Please return nothing but the lines between the line holding "Give me the Bokeh source for this chart." and the line holding "from bokeh.resources import INLINE", both ends included, without the pictures.

# START OF DATASET RECORDS

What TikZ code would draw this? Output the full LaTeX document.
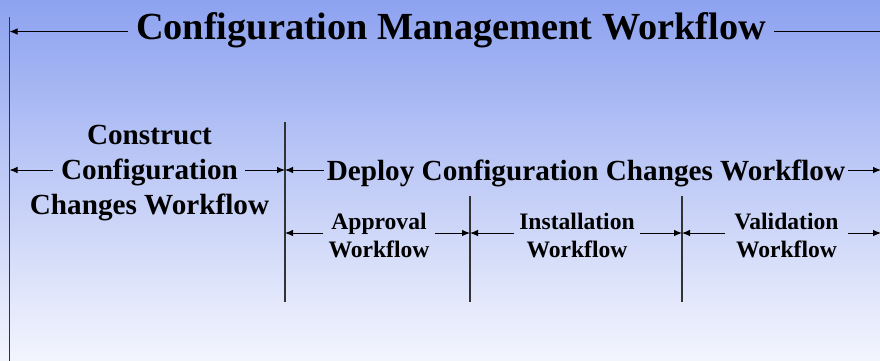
\documentclass[tikz,border=0pt]{standalone}
\usepackage{fontspec}
\setmainfont{Liberation Serif}
\usetikzlibrary{arrows.meta}
\definecolor{skytop}{RGB}{141,162,240}
\definecolor{skybot}{RGB}{243,245,253}
\begin{document}
\begin{tikzpicture}[x=1pt,y=-1pt,
  dim/.style={draw=black, line width=0.9pt, -{Latex[length=8pt,width=6.5pt]}},
  divider/.style={draw=black!80, line width=1.3pt},
  lvlA/.style={font=\fontsize{38.3}{46}\selectfont\bfseries, inner ysep=0pt, inner xsep=8pt},
  lvlB/.style={font=\fontsize{29.2}{35}\selectfont\bfseries, align=center, inner ysep=0pt, inner xsep=3pt},
  lvlC/.style={font=\fontsize{23.6}{28}\selectfont\bfseries, align=center, inner ysep=0pt, inner xsep=5pt}]

% background
\shade[top color=skytop, bottom color=skybot] (0,0) rectangle (880,360);
\useasboundingbox (0,0) rectangle (880,360);

% boundaries between the workflows
\coordinate (v0t) at (9.5,17);   \coordinate (v0b) at (9.5,362);
\coordinate (v1t) at (285,122);  \coordinate (v1b) at (285,302);
\coordinate (v2t) at (470,196);  \coordinate (v2b) at (470,302);
\coordinate (v3t) at (682,196);  \coordinate (v3b) at (682,302);
\coordinate (vr) at (881,0);
\draw[divider] (v0t) -- (v0b);
\draw[divider] (v1t) -- (v1b);
\draw[divider] (v2t) -- (v2b);
\draw[divider] (v3t) -- (v3b);

% heights of the dimension lines
\coordinate (yA) at (0,31.5);
\coordinate (yB) at (0,170);
\coordinate (yC) at (0,233);

% top level
\node[lvlA, anchor=base] (cm) at (451,39.5) {Configuration Management Workflow};
\draw[dim] (cm.west |- yA) -- (v0t |- yA);
\draw[dim] (cm.east |- yA) -- ([xshift=12pt]vr |- yA);

% second level
\node[lvlB] (construct) at (149.5,173) {Construct\\Configuration\\Changes Workflow};
\coordinate (cl) at (53,170);
\coordinate (cr) at (245,170);
\draw[dim] (cl) -- (v0t |- yB);
\draw[dim] (cr) -- (v1t |- yB);

\node[lvlB, anchor=base] (deploy) at (586,180) {Deploy Configuration Changes Workflow};
\draw[dim] (deploy.west |- yB) -- (v1t |- yB);
\draw[dim] (deploy.east |- yB) -- (vr |- yB);

% third level
\node[lvlC] (approval) at (379,235) {Approval\\Workflow};
\draw[dim] (approval.west |- yC) -- (v1t |- yC);
\draw[dim] (approval.east |- yC) -- (v2t |- yC);

\node[lvlC] (install) at (577,235) {Installation\\Workflow};
\draw[dim] (install.west |- yC) -- (v2t |- yC);
\draw[dim] (install.east |- yC) -- (v3t |- yC);

\node[lvlC, inner xsep=9pt] (valid) at (786.5,235) {Validation\\Workflow};
\draw[dim] (valid.west |- yC) -- (v3t |- yC);
\draw[dim] (valid.east |- yC) -- (vr |- yC);
\end{tikzpicture}
\end{document}
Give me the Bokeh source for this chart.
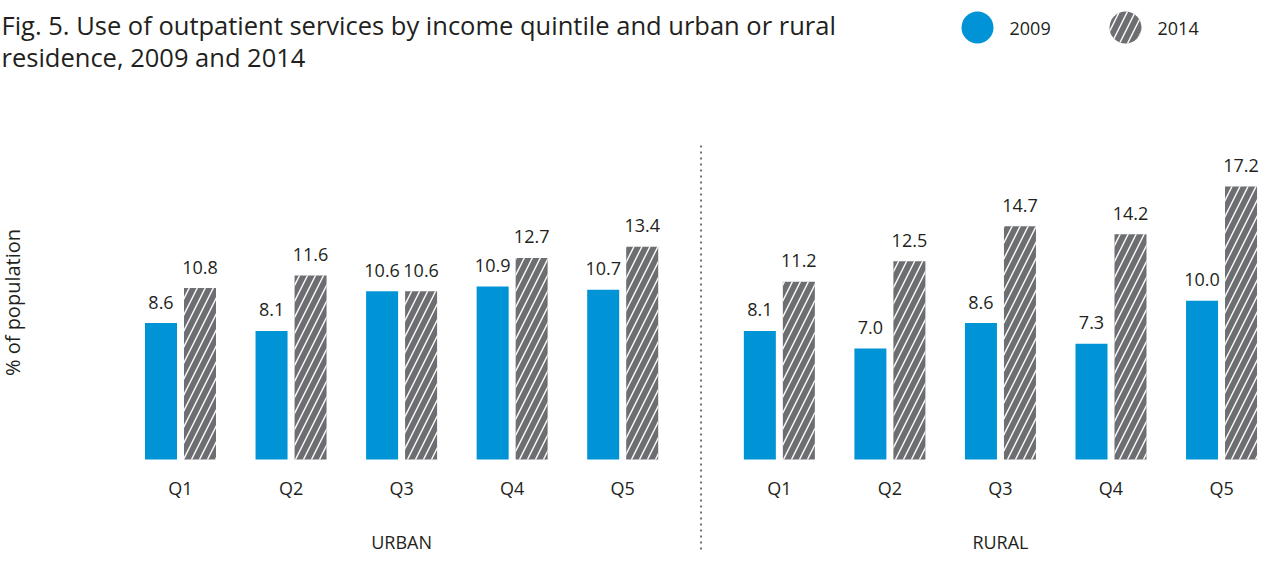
import math
from bokeh.plotting import figure
from bokeh.models import ColumnDataSource, Range1d
from bokeh.core.properties import value
from bokeh.embed import file_html
from bokeh.resources import INLINE

# ---------------- data ----------------
title_line1 = "Fig. 5. Use of outpatient services by income quintile and urban or rural"
title_line2 = "residence, 2009 and 2014"
y_label = "% of population"
quintiles = ["Q1", "Q2", "Q3", "Q4", "Q5"]
areas = ["URBAN", "RURAL"]
series = ["2009", "2014"]
urban_2009 = [8.6, 8.1, 10.6, 10.9, 10.7]
urban_2014 = [10.8, 11.6, 10.6, 12.7, 13.4]
rural_2009 = [8.1, 7.0, 8.6, 7.3, 10.0]
rural_2014 = [11.2, 12.5, 14.7, 14.2, 17.2]

# ---------------- layout / style ----------------
W, H = 1259, 553
PX_X = 110.55         # pixels per quintile group
PX_Y = 15.87          # pixels per percentage point
GROUP_GAP = 5.417     # offset (in group units) of the rural block
ORIGIN_X = 180        # figure px of the first group centre
BASELINE_Y = 459      # figure px of value 0
BLUE = "#0093d6"
GREY = "#6d6e71"
TXT = "#231f20"
FONT = value("Open Sans")

x_start = -ORIGIN_X / PX_X
x_end = x_start + W / PX_X
y_end = BASELINE_Y / PX_Y
y_start = y_end - H / PX_Y


def dx(px):
    return x_start + px / PX_X


def dy(py):
    return y_end - py / PX_Y


OFF = 19.5 / PX_X
BW = 32 / PX_X

centers = [i + a * GROUP_GAP for a in range(len(areas)) for i in range(len(quintiles))]
v2009 = urban_2009 + rural_2009
v2014 = urban_2014 + rural_2014

src = ColumnDataSource(dict(
    x09=[c - OFF for c in centers],
    x14=[c + OFF for c in centers],
    xc=centers,
    v09=v2009,
    v14=v2014,
    l09=[f"{v:.1f}" for v in v2009],
    l14=[f"{v:.1f}" for v in v2014],
    q=quintiles * len(areas),
))

p = figure(width=W, height=H, output_backend="svg", toolbar_location=None,
           x_range=Range1d(x_start, x_end), y_range=Range1d(y_start, y_end),
           x_axis_location=None, y_axis_location=None,
           min_border=0, outline_line_color=None, background_fill_color="white")
p.grid.visible = False

HATCH = dict(hatch_pattern="/", hatch_color="white", hatch_weight=1.4, hatch_scale=16)

# bars
p.vbar(x="x09", top="v09", width=BW, bottom=0, source=src,
       fill_color=BLUE, line_color=None)
p.vbar(x="x14", top="v14", width=BW, bottom=0, source=src,
       fill_color=GREY, line_color=None, **HATCH)

# value labels
lab = dict(text_font=FONT, text_font_size="18px", text_color=TXT,
           text_align="center", text_baseline="alphabetic", y_offset=-21)
p.text(x="x09", y="v09", text="l09", source=src, **lab)
p.text(x="x14", y="v14", text="l14", source=src, **lab)

# quintile labels
p.text(x="xc", y=0, text="q", source=src, text_font=FONT, text_font_size="18px",
       text_color=TXT, text_align="center", text_baseline="alphabetic", y_offset=28)

# area labels
area_x = [2 + a * GROUP_GAP for a in range(len(areas))]
p.text(x=area_x, y=[0] * len(areas), text=areas, text_font=FONT, text_font_size="18px",
       text_color=TXT, text_align="center", text_baseline="alphabetic", y_offset=82)

# divider
mid = (4 + GROUP_GAP) / 2
p.segment(x0=[mid], x1=[mid], y0=[dy(145)], y1=[y_start], line_color="#444444",
          line_width=1.5, line_dash="2 4")

# y label
p.text(x=[dx(12)], y=[dy(302)], text=[y_label], angle=math.pi / 2,
       text_font=FONT, text_font_size="20px", text_color=TXT,
       text_align="center", text_baseline="middle")

# title
p.text(x=[dx(1), dx(1)], y=[dy(24), dy(56)], text=[title_line1, title_line2],
       text_font=FONT, text_font_size="25.5px", text_color=TXT,
       text_align="left", text_baseline="alphabetic")

# legend (manual)
p.scatter(x=[dx(977)], y=[dy(27)], size=32, marker="circle",
          fill_color=BLUE, line_color=None)
p.scatter(x=[dx(1125)], y=[dy(27)], size=32, marker="circle",
          fill_color=GREY, line_color=None, **HATCH)
p.text(x=[dx(1009), dx(1157)], y=[dy(28), dy(28)], text=series,
       text_font=FONT, text_font_size="18px", text_color=TXT,
       text_align="left", text_baseline="middle")

open("out.html", "w").write(file_html(p, INLINE))
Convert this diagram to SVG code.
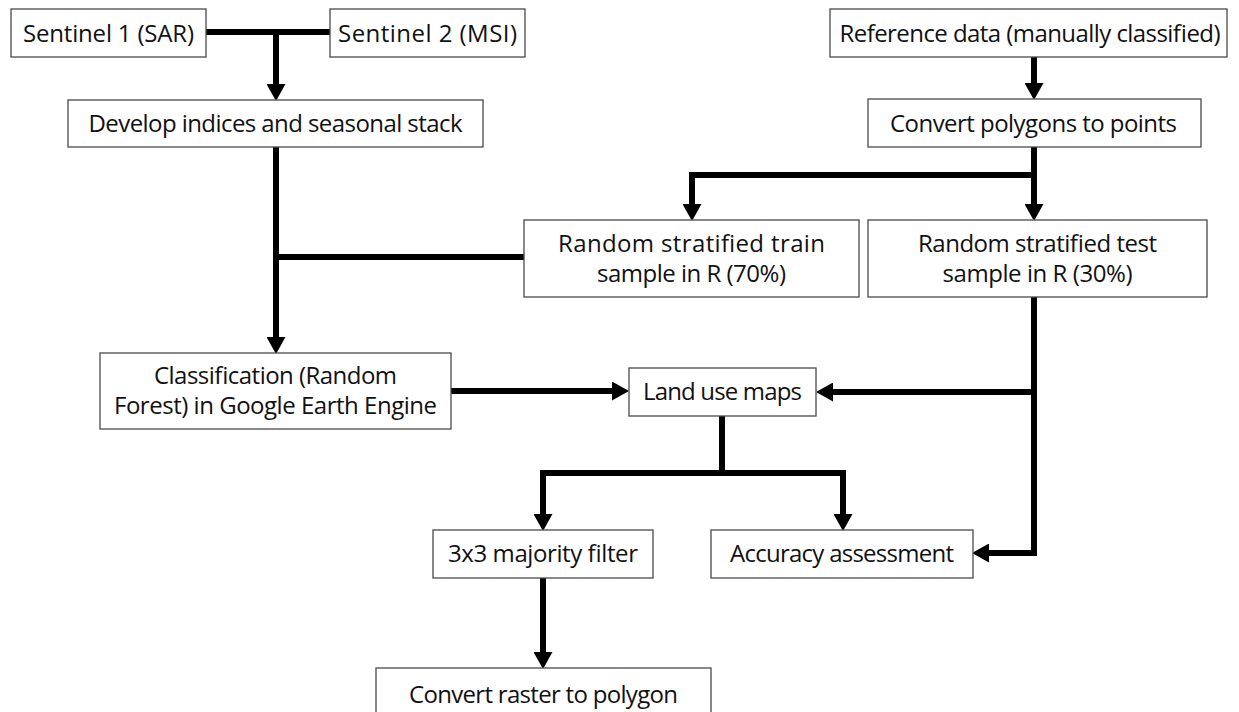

# END OF DATASET RECORDS

_EXERCISE OUTPUT_.
Give me the Bokeh source for this chart.
import math
from bokeh.plotting import figure
from bokeh.models import ColumnDataSource, Range1d
from bokeh.core.properties import value
from bokeh.embed import file_html
from bokeh.resources import INLINE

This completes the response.